[Directions] Find the lines of data that contain the string "matplotlib", then list them.
______________________________
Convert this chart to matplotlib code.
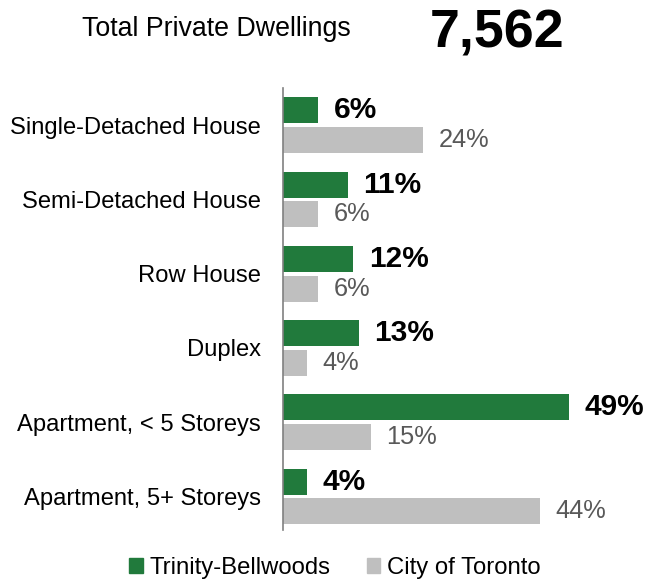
import matplotlib
matplotlib.use('Agg')
import matplotlib.pyplot as plt
from matplotlib.patches import Patch

plt.rcParams['font.family'] = ['Liberation Sans', 'DejaVu Sans']

categories = ['Single-Detached House', 'Semi-Detached House', 'Row House',
              'Duplex', 'Apartment, < 5 Storeys', 'Apartment, 5+ Storeys']
neighbourhood = [6, 11, 12, 13, 49, 4]
city = [24, 6, 6, 4, 15, 44]
total_dwellings = '7,562'

green = '#217A3C'
grey = '#BFBFBF'

fig = plt.figure(figsize=(6.45, 5.83), dpi=100)
ax = fig.add_axes([0.4395, 0.091, 0.56, 0.758])

pos = list(range(len(categories)))
off = 0.2
h = 0.35
ax.barh([p - off for p in pos], neighbourhood, height=h, color=green)
ax.barh([p + off for p in pos], city, height=h, color=grey)

# value labels just past the bar ends
for p, v in zip(pos, neighbourhood):
    ax.annotate('%d%%' % v, (v, p - off), xytext=(11, 0), textcoords='offset points',
                va='center', ha='left', fontsize=21.5, fontweight='bold', color='black')
for p, v in zip(pos, city):
    ax.annotate('%d%%' % v, (v, p + off), xytext=(11, 0), textcoords='offset points',
                va='center', ha='left', fontsize=18.3, color='#595959')

ax.set_yticks(pos)
ax.set_yticklabels(categories, fontsize=17.1)
ax.tick_params(axis='y', length=0, pad=16.5)
ax.set_xticks([])
ax.set_xlim(0, 62)
ax.set_ylim(5.45, -0.5)
for s in ['top', 'right', 'bottom']:
    ax.spines[s].set_visible(False)
ax.spines['left'].set_color('#808080')
ax.spines['left'].set_linewidth(1.2)

fig.text(216 / 645, 1 - 29 / 583, 'Total Private Dwellings', ha='center', va='center', fontsize=19.3)
fig.text(497 / 645, 1 - 33 / 583, total_dwellings, ha='center', va='center',
         fontsize=38.7, fontweight='bold')

handles = [Patch(color=green, label='Trinity-Bellwoods'),
           Patch(color=grey, label='City of Toronto')]
fig.legend(handles=handles, loc='center', bbox_to_anchor=(335 / 645, 1 - 568 / 583), ncol=2,
           frameon=False, fontsize=17.2, handlelength=0.55, handleheight=0.55,
           handletextpad=0.3, columnspacing=1.5)

fig.savefig('out.png', dpi=100)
______________________________
[Task answer]
Convert this chart to matplotlib code.
import matplotlib
matplotlib.use('Agg')
import matplotlib.pyplot as plt
from matplotlib.patches import Patch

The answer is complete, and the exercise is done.